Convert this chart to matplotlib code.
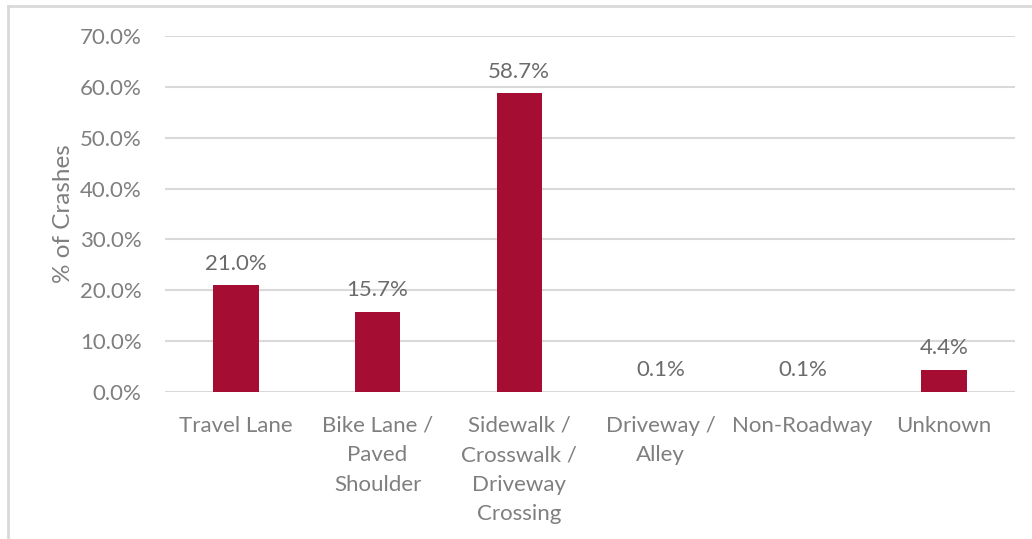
import matplotlib
matplotlib.use("Agg")
import matplotlib.pyplot as plt
from matplotlib.lines import Line2D

categories = ["Travel Lane", "Bike Lane /\nPaved\nShoulder", "Sidewalk /\nCrosswalk /\nDriveway\nCrossing",
              "Driveway /\nAlley", "Non-Roadway", "Unknown"]
values = [21.0, 15.7, 58.7, 0.1, 0.1, 4.4]
value_labels = ["21.0%", "15.7%", "58.7%", "0.1%", "0.1%", "4.4%"]
yticks = [0, 10, 20, 30, 40, 50, 60, 70]
ytick_labels = ["0.0%", "10.0%", "20.0%", "30.0%", "40.0%", "50.0%", "60.0%", "70.0%"]

plt.rcParams['font.family'] = ['Lato', 'DejaVu Sans']
fig = plt.figure(figsize=(10.32, 5.39), dpi=100)
ax = fig.add_axes([0.16, 0.2727, 0.8235, 0.6605])

x = list(range(len(categories)))
bar_color = "#A50D32"
ax.bar(x, values, width=0.32, color=bar_color, zorder=3)
for xi, v, lab in zip(x, values, value_labels):
    ax.text(xi, v + 2.3, lab, ha="center", va="bottom", fontsize=16, color="#6b6b6b")

ax.set_xlim(-0.5, len(categories) - 0.5)
ax.set_ylim(0, 70)
ax.set_yticks(yticks)
ax.set_yticklabels(ytick_labels, fontsize=16, color="#7f7f7f")
ax.set_xticks(x)
ax.set_xticklabels(categories, fontsize=16, color="#7f7f7f", linespacing=1.6, va="top")
ax.tick_params(axis="both", length=0)
ax.tick_params(axis="y", pad=17)
ax.tick_params(axis="x", pad=17)
ax.yaxis.grid(True, color="#d9d9d9", linewidth=1.5, zorder=0)
ax.set_axisbelow(True)
for s in ax.spines.values():
    s.set_visible(False)
ax.set_ylabel("% of Crashes", fontsize=17.5, color="#7f7f7f")
ax.yaxis.set_label_coords(-0.107, 0.5)

# chart frame (top and left visible)
fig.add_artist(Line2D([8/1032, 1.0], [1-6/539, 1-6/539], color="#d9d9d9", linewidth=2, transform=fig.transFigure))
fig.add_artist(Line2D([8/1032, 8/1032], [0, 1-6/539], color="#d9d9d9", linewidth=2, transform=fig.transFigure))

fig.savefig("out.png", dpi=100)
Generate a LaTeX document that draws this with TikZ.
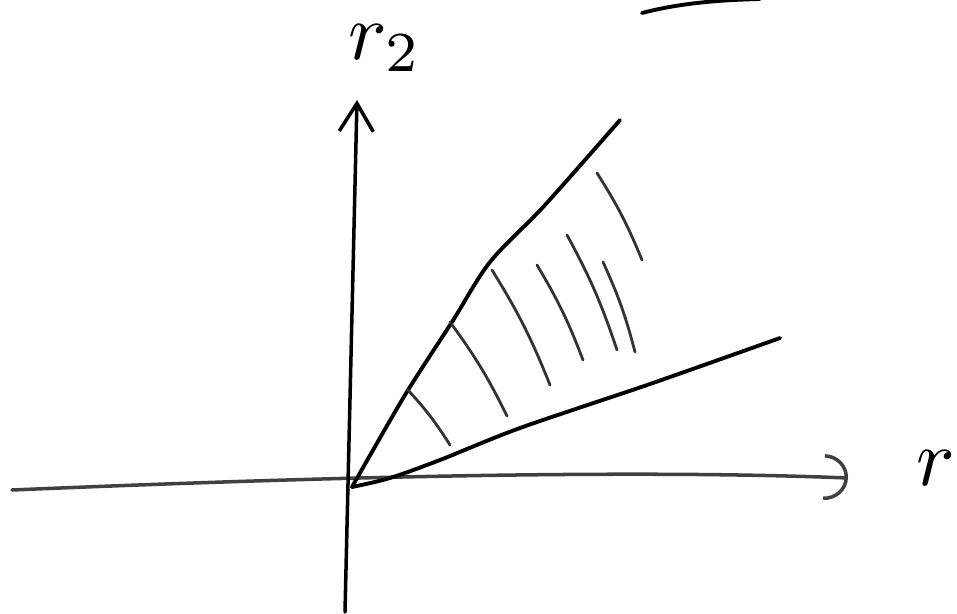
\documentclass[tikz,border=0pt]{standalone}
\usepackage{tikz}
\usetikzlibrary{arrows.meta}

\begin{document}
\begin{tikzpicture}[
  x=0.1mm, y=-0.1mm,
  axis/.style={line width=1pt, line cap=round},
  ray/.style={line width=1.1pt, line cap=round},
  hatch/.style={line width=0.8pt, black!80, line cap=round},
  lbl/.style={inner sep=0pt}
]
  \useasboundingbox (0,0) rectangle (957,614);
  \coordinate (o) at (352,487);
  \coordinate (xl) at (12,490);
  \coordinate (xr) at (848,478);
  \coordinate (yb) at (345,612);
  \coordinate (yt) at (357,100);
  % axes
  \draw[axis, black!75, -{Arc Barb[length=2.4mm, width=4.6mm]}] (xl) .. controls (250,480) and (600,468) .. (xr);
  \draw[axis, -{Straight Barb[length=2.8mm, width=3.4mm]}] (yb) -- (yt);
  % the two rays of the cone
  \draw[ray] plot[smooth] coordinates {(o) (405,395) (452,322) (490,262) (545,205) (620,120)};
  \draw[ray] plot[smooth] coordinates {(o) (390,478) (440,460) (520,428) (650,384) (780,338)};
  % hatching
  \foreach \xa/\ya/\xb/\yb in {408/390/450/445, 450/322/507/416, 492/270/550/385,
      537/265/583/360, 567/235/617/350, 603/262/635/352, 597/173/642/260}
    \draw[hatch] (\xa,\ya) to[bend left=5] (\xb,\yb);
  % stroke cut off at the top
  \draw[ray] (642,13) .. controls (680,3) and (720,0) .. (760,-1);
  % labels
  \node[lbl] (rtwo) at (385,48) {\scalebox{2.3}{$r_2$}};
  \node[lbl] (rlab) at (936,468) {\scalebox{2.3}{$r$}};
\end{tikzpicture}
\end{document}
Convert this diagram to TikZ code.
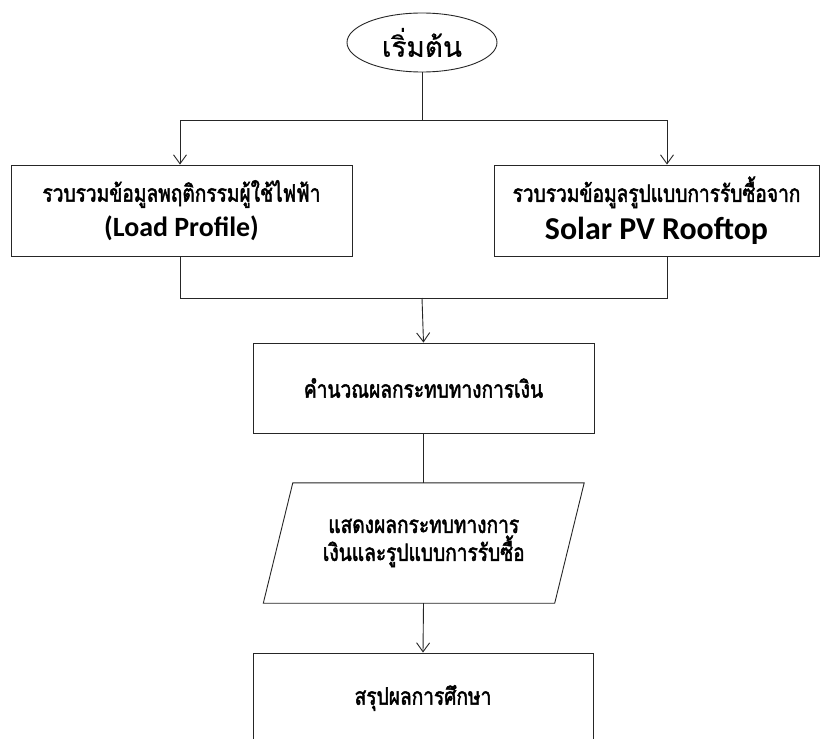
\documentclass[tikz,border=0pt]{standalone}
\usepackage{fontspec}
\usetikzlibrary{arrows.meta,shapes.geometric,calc}
\newfontfamily\thaireg[Script=Thai,FakeBold=0.6]{Loma}
\newfontfamily\thaibold[Script=Thai,FakeBold=2,FakeStretch=0.8]{Loma}
\newfontfamily\latb{Carlito}
\tikzset{
  flowline/.style={line width=0.9bp, draw=black!85},
  flowarrow/.style={flowline, -{Straight Barb[length=9bp,width=13bp,line width=0.9bp]}},
  procbox/.style={draw=black!85, line width=0.9bp, rectangle, inner sep=0pt, align=center, fill=white},
  thaitext/.style={font=\thaibold\fontsize{24}{26}\selectfont},
}
\begin{document}
\begin{tikzpicture}[x=1bp,y=-1bp]
\useasboundingbox (0,0) rectangle (823,739);
\clip (0,0) rectangle (823,739);
\fill[white] (0,0) rectangle (823,739);

\node[ellipse, draw=black!85, line width=0.9bp, minimum width=150bp, minimum height=59bp, inner sep=0pt,
      font=\thaireg\fontsize{28}{30}\selectfont] (start) at (422,42.5) {เริ่มต้น};

\node[procbox, minimum width=341bp, minimum height=91bp] (left) at (181.5,210.5)
  {{\thaibold\fontsize{24}{30}\selectfont รวบรวมข้อมูลพฤติกรรมผู้ใช้ไฟฟ้า}\\[7bp]
   {\latb\bfseries\fontsize{28}{30}\selectfont (Load Profile)}};

\node[procbox, minimum width=325bp, minimum height=91bp] (right) at (656.5,210.5)
  {{\thaibold\fontsize{24}{30}\selectfont รวบรวมข้อมูลรูปแบบการรับซื้อจาก}\\[8bp]
   {\latb\bfseries\fontsize{32}{32}\selectfont Solar PV Rooftop}};

\node[procbox, minimum width=341bp, minimum height=90bp, thaitext] (calc) at (423.5,388)
  {คำนวณผลกระทบทางการเงิน};

\node[inner sep=0pt, minimum width=291bp, minimum height=120bp, align=center, thaitext] (para) at (423.75,543)
  {แสดงผลกระทบทางการ\\[2bp]เงินและรูปแบบการรับซื้อ};
\draw[flowline] ($(para.north west)+(14.75,0)$) -- ($(para.north east)+(14.75,0)$)
  -- ($(para.south east)+(-14.75,0)$) -- ($(para.south west)+(-14.75,0)$) -- cycle;

\node[procbox, minimum width=340bp, minimum height=90bp, thaitext] (concl) at (423,698)
  {สรุปผลการศึกษา};

\coordinate (jtop) at (422,120);
\coordinate (jtl) at (180,120);
\coordinate (jtr) at (667,120);
\coordinate (jbot) at (422,298);
\coordinate (jbl) at (180,298);
\coordinate (jbr) at (667,298);

\draw[flowline] (start.south) -- (jtop);
\draw[flowline] (jtl) -- (jtr);
\draw[flowarrow] (jtl) -- (jtl |- left.north);
\draw[flowarrow] (jtr) -- (jtr |- right.north);
\draw[flowline] (jtl |- left.south) -- (jbl) -- (jbr) -- (jtr |- right.south);
\draw[flowarrow] (jbot) -- (calc.north);
\draw[flowline] (calc.south) -- (calc.south |- para.north);
\draw[flowarrow] (calc.south |- para.south) -- (concl.north);
\end{tikzpicture}
\end{document}
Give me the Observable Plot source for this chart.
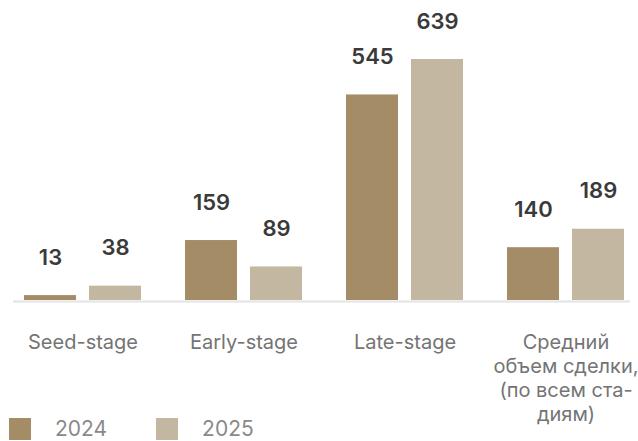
<!DOCTYPE html>
<html>
<head>
<meta charset="utf-8">
<script src="https://cdn.jsdelivr.net/npm/d3@7"></script>
<script src="https://cdn.jsdelivr.net/npm/@observablehq/plot@0.6"></script>
<style>
  html, body { margin: 0; padding: 0; background: #fff; }
  #wrap { position: relative; width: 638px; height: 441px; overflow: hidden; font-family: Inter, sans-serif; }
  #legend { position: absolute; left: 9px; top: 418px; display: flex; align-items: center; }
  .item { display: flex; align-items: center; margin-right: 49px; }
  .sw { width: 22px; height: 22px; margin-right: 24px; }
  .lab { font-size: 21px; color: #8a8a8a; line-height: 22px; }
</style>
</head>
<body>
<div id="wrap"></div>
<script>
const categories = ["Seed-stage", "Early-stage", "Late-stage", "Средний\nобъем сделки,\n(по всем ста-\nдиям)"];
const years = ["2024", "2025"];
const values2024 = [13, 159, 545, 140];
const values2025 = [38, 89, 639, 189];
const colors = ["#a48c67", "#c3b7a2"];

const d2024 = categories.map((c, i) => ({cat: c, value: values2024[i]}));
const d2025 = categories.map((c, i) => ({cat: c, value: values2025[i]}));

const plot = Plot.plot({
  width: 638,
  height: 441,
  marginLeft: 22,
  marginRight: 12,
  marginTop: 59,
  marginBottom: 141,
  style: {fontFamily: "Inter, sans-serif", background: "#fff"},
  x: {domain: categories, paddingInner: 0.2716, paddingOuter: 0, axis: null},
  y: {domain: [0, 639], axis: null},
  marks: [
    Plot.barY(d2024, {x: "cat", y: "value", fill: colors[0], insetRight: 65}),
    Plot.barY(d2025, {x: "cat", y: "value", fill: colors[1], insetLeft: 65}),
    Plot.ruleY([0], {stroke: "#e3e3e3", strokeWidth: 2, dy: 1, insetLeft: -9, insetRight: -4}),
    Plot.text(d2024, {x: "cat", y: "value", text: d => String(d.value), dx: -32.5, dy: -38, lineAnchor: "middle", fontSize: 22, fontWeight: 600, fill: "#3a3a3a"}),
    Plot.text(d2025, {x: "cat", y: "value", text: d => String(d.value), dx: 32.5, dy: -38, lineAnchor: "middle", fontSize: 22, fontWeight: 600, fill: "#3a3a3a"}),
    Plot.text(categories, {x: d => d, y: 0, text: d => d, lineAnchor: "top", dy: 31, fontSize: 20, lineHeight: 1.2, fill: "#747474"})
  ]
});
document.getElementById("wrap").appendChild(plot);

const legend = document.createElement("div");
legend.id = "legend";
years.forEach((y, i) => {
  const item = document.createElement("div");
  item.className = "item";
  const sw = document.createElement("div");
  sw.className = "sw";
  sw.style.background = colors[i];
  const lab = document.createElement("span");
  lab.className = "lab";
  lab.textContent = y;
  item.appendChild(sw);
  item.appendChild(lab);
  legend.appendChild(item);
});
document.getElementById("wrap").appendChild(legend);
</script>
</body>
</html>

GOAL
Return every line above in which the string "code" occurs.

FULL RESPONSE
Convert this chart to matplotlib code.
Convert this diagram to TikZ code.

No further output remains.